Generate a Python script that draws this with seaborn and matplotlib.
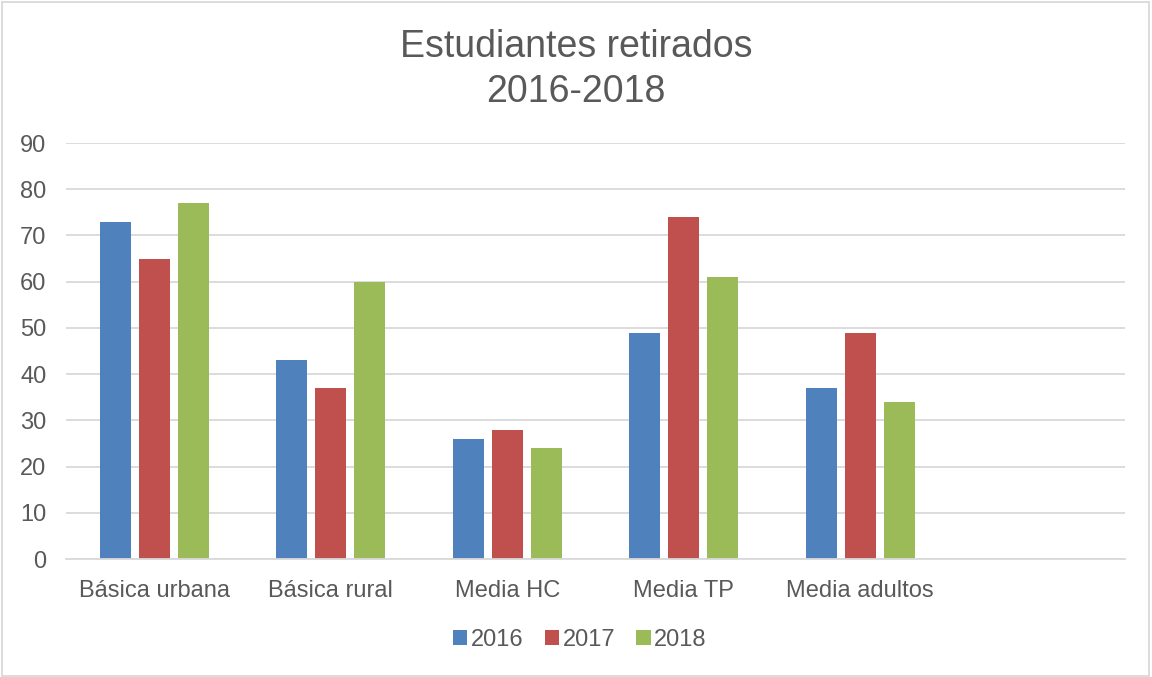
import pandas as pd
import matplotlib.pyplot as plt
import seaborn as sns
from matplotlib.patches import Rectangle

# Chart data
categories = ['Básica urbana', 'Básica rural', 'Media HC', 'Media TP', 'Media adultos']
years = ['2016', '2017', '2018']
values_2016 = [73, 43, 26, 49, 37]
values_2017 = [65, 37, 28, 74, 49]
values_2018 = [77, 60, 24, 61, 34]
colors = ['#4f81bd', '#c0504d', '#9bbb59']

rows = []
for year, vals in zip(years, [values_2016, values_2017, values_2018]):
    for cat, v in zip(categories, vals):
        rows.append({'categoria': cat, 'anio': year, 'valor': v})
df = pd.DataFrame(rows)

sns.set_style('white')
plt.rcParams['font.family'] = ['Liberation Sans', 'DejaVu Sans']
text_color = '#595959'
grid_color = '#d9d9d9'

fig = plt.figure(figsize=(11.52, 6.77), dpi=100)
ax = fig.add_axes([66 / 1152, 1 - 559 / 677, (1125 - 66) / 1152, (559 - 143) / 677])

# an empty 6th slot, as in the original chart
order = categories + [' ']
sns.barplot(data=df, x='categoria', y='valor', hue='anio', order=order,
            hue_order=years, palette=colors, width=0.663, gap=0.2,
            saturation=1, linewidth=0, ax=ax, legend=True)

ax.set_ylim(0, 90)
ax.set_xlim(-0.5, len(order) - 0.5)
ax.set_yticks(range(0, 91, 10))
ax.yaxis.grid(True, color=grid_color, linewidth=1.3)
ax.set_axisbelow(True)
for s in ['top', 'right', 'left']:
    ax.spines[s].set_visible(False)
ax.spines['bottom'].set_color(grid_color)
ax.spines['bottom'].set_linewidth(1.3)
ax.tick_params(axis='both', length=0, labelsize=17, colors=text_color)
ax.tick_params(axis='y', pad=14)
ax.tick_params(axis='x', pad=15)
ax.set_xlabel('')
ax.set_ylabel('')

fig.text(0.5, 1 - 47 / 677, 'Estudiantes retirados', ha='center', va='center',
         fontsize=27, color=text_color)
fig.text(0.5, 1 - 92 / 677, '2016-2018', ha='center', va='center',
         fontsize=27, color=text_color)

leg = ax.legend(loc='center', bbox_to_anchor=(580 / 1152, 1 - 640 / 677),
                bbox_transform=fig.transFigure, ncol=3, frameon=False,
                fontsize=17, handlelength=0.6, handleheight=0.6,
                handletextpad=0.15, columnspacing=0.9)
for t in leg.get_texts():
    t.set_color(text_color)

# light border around the chart area
fig.patches.append(Rectangle((0.002, 0.002), 0.995, 0.995, transform=fig.transFigure,
                             fill=False, edgecolor='#d9d9d9', linewidth=1.3))

fig.savefig('out.png', dpi=100)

--- BRIEF ---
Using the data above, copy each line that contains "matplotlib".

--- RESPONSE TO THIS TASK ---
Generate a Python script that draws this with seaborn and matplotlib.
import matplotlib.pyplot as plt
from matplotlib.patches import Rectangle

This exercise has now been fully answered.